NQCC intends to bring together businesses, government, and the research community to deliver quantum computing capabilities for the UK, and support the growth of the emerging industry.
Industrial and academic users will gain access to new quantum computers as they come on stream. “This will help UK businesses and researchers to tap into the potential of this technology to develop a range of applications for quantum computing, fully unlocking its capabilities,” STFC announced.
The UKRI chief executive, Professor Dame Ottoline Leyser, added, “This is an important step forward in the journey towards creating a flagship facility for the UK quantum community to harness the exciting potential of this technology.
“Breaking ground on this site brings us closer to realising our ambition of addressing the challenges in this burgeoning field by bringing together experts from the public, private and third sectors into one hub.”

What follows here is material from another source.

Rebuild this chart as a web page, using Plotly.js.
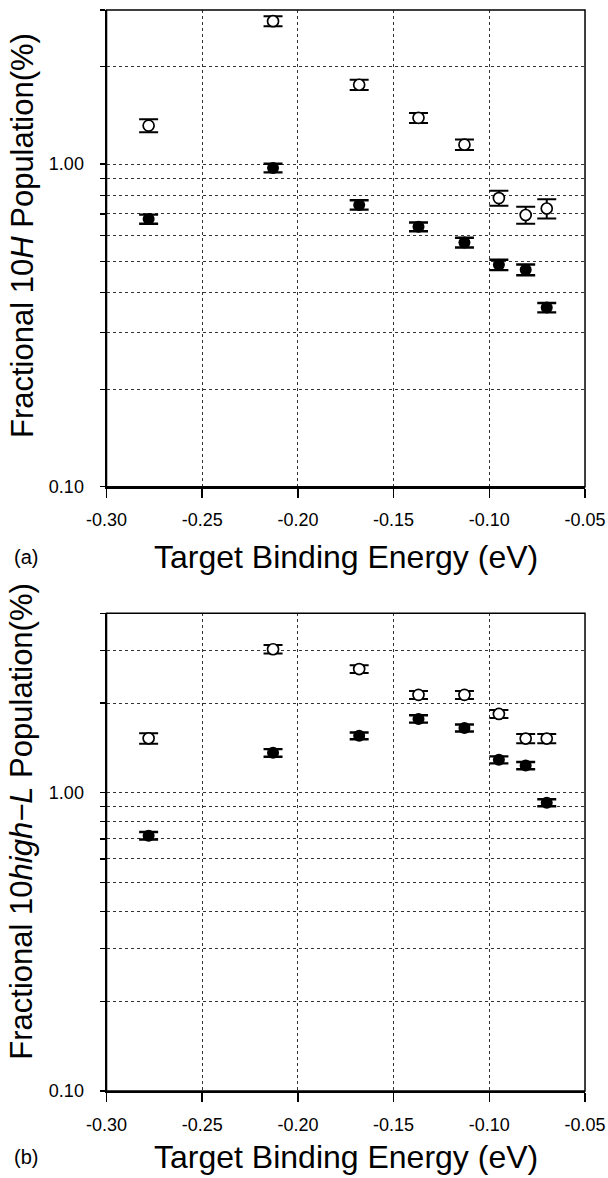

Scheduled to open within two years, the 4035 square-meters NQCC building will ultimately provide room for more than 120 residents and researchers from academia, industry, government, quantum partner organisations and emerging quantum startup companies.
NQCC director Michael Cuthbert said: “Watching our teams across UKRI working so well together with our external contractors throughout the conceptual, and engineering design stages has been really pleasing, especially with the additional challenges of home working and limited access to the site.
“The programme is not just about the facility and we continue to build our team as we recruit expertise into the new Centre and deliver our technology programme in parallel. Exciting times for the NQCC, and today is an important milestone for us.”
According to the NQCC web site, the facility is already looking to recruit an expert in ion trap physics with experience working with optics and lasers, and an applications engineer.